Choose Random Forest if:
- You prefer a simpler, more robust model that requires less tuning.
- Your primary concern is ease of use, interpretability, and quick deployment.
- The dataset is noisy or you suspect overfitting might be an issue.
- You have a need for parallel processing to speed up training on large datasets.
5. Interpretability and Feature Importance
- XGBoost: Provides feature importance scores, but due to the sequential boosting nature, the interpretation can sometimes be less straightforward. Tools like SHAP (SHapley Additive exPlanations) can be used to explain predictions.
- Random Forest: Tends to be more straightforward in terms of interpreting feature importance, as it’s based on the reduction in impurity (Gini importance or Mean Decrease in Impurity).

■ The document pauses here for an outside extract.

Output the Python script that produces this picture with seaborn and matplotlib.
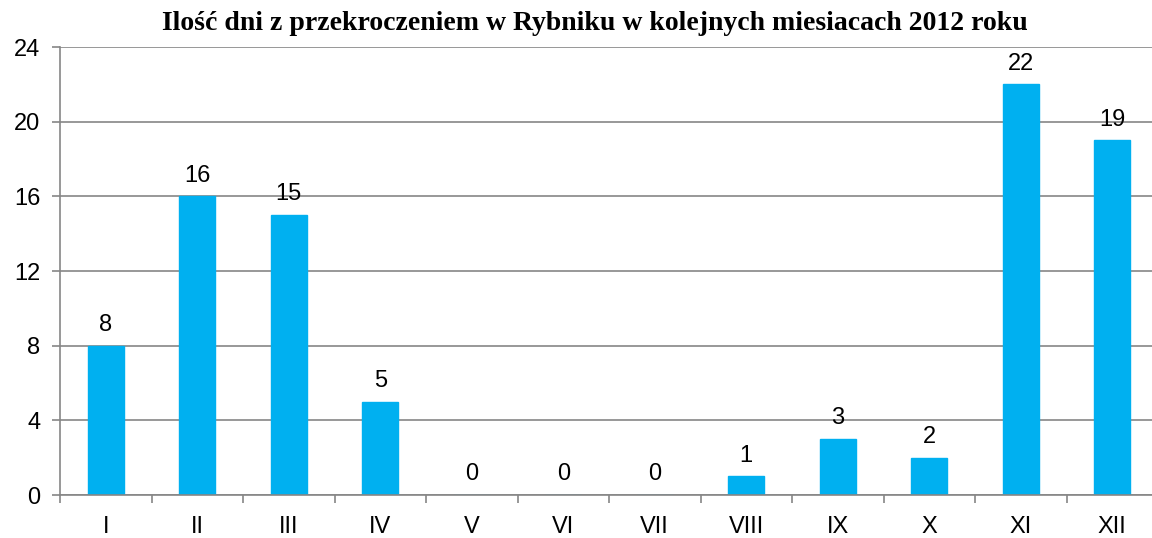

6. Computational Efficiency
- XGBoost: Optimized for speed with parallel tree construction within each boosting iteration, but the sequential nature of boosting still limits overall parallelization.
- Random Forest: Since trees are built independently, it can be fully parallelized, often resulting in faster training times on multicore systems, especially with a large number of trees.
Conclusion
Both XGBoost and Random Forest are powerful ensemble methods, but they excel in different scenarios:
- XGBoost is often the go-to method for achieving state-of-the-art results on structured data, thanks to its advanced gradient boosting techniques, customizability, and regularization capabilities. However, it demands careful tuning and more computational power.
- Random Forest offers a more straightforward, robust approach that is less prone to overfitting and easier to interpret. It works well in a variety of contexts and benefits from high parallelization, making it a solid choice for quick and reliable performance with minimal tuning.
The choice between the two ultimately depends on your specific dataset, the complexity of the problem, and the resources you have at hand. If precision and customization are critical, and you’re comfortable with extensive tuning, XGBoost might be the better option. If you prefer a more out-of-the-box solution that balances performance with ease of use, Random Forest is an excellent choice.